# Ratting dogs for hire



## Jessiofpgh (7 mo ago)

Hello I’m new here but I live in pittsburgh pa and have been searing the internet trying to find a ratting dog for hire in the Pittsburgh area. So I thought I’d starting searching dog forums in hopes that someone near by would be willing to come out for a hunt.

MY HOUSEHOLD: I have 3 kids my oldest is 16 and my youngest is 10. We also have 3 dogs, a water turtle, and a macaw. Besides that I have a neighbor with 3 dogs and kids/grand baby so poison is out of the question. My hopes are to get rid of the majority of them quickly and then call an exterminator who won’t use poison as a preventative measure.

THE BACKGROUND:We moved into the house last year, and I noticed a hold by my back door that went under the property. Nothing ever seemed to go in or out so I assumed whatever was living there is gone. I started seeing seeing rats outside in the fall, so we put in measures making sure everything was tightly sealed. I assumed they were coming from my neighbors house because they were always scurrying under the property fence. Two weekends ago I noticed a hole in my floor by the back door I called my ex and he said it was probably just the dogs because there was no signs of animals eating food or grease marks on my walls. So I felt better. Last weekend as I was doing laundry I smelt something funny and then as dusk approached I could hear the little creatures under my washing machine. I haven’t been back down since.


----------



## Poppy14 (Apr 13, 2017)

I wonder if you could find a local barn hunt club, that could give you recommendations?

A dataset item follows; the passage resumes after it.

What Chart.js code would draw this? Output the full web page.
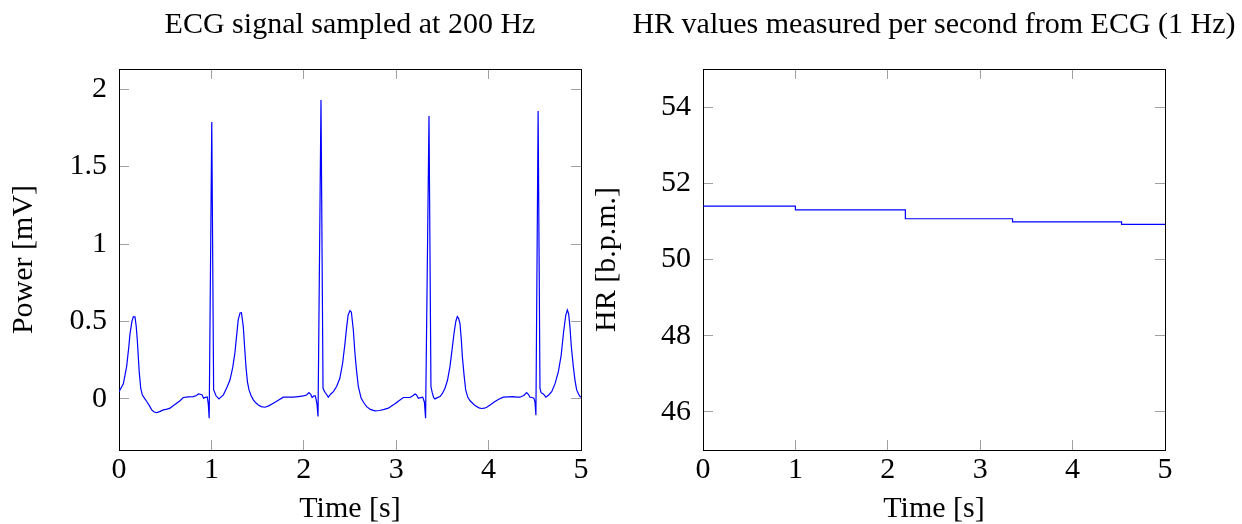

Best of luck, I understand not wanting to use poison. I'm nowhere close but if I were my dog would happily take on the task  But I bet there is someone local to you.


----------



## Sparkles2022 (10 mo ago)

There is a guy who periodically comments on a blog I follow. He has his own blog too and calls himself Terrier Man. I bet he'd know who could help in your area.


----------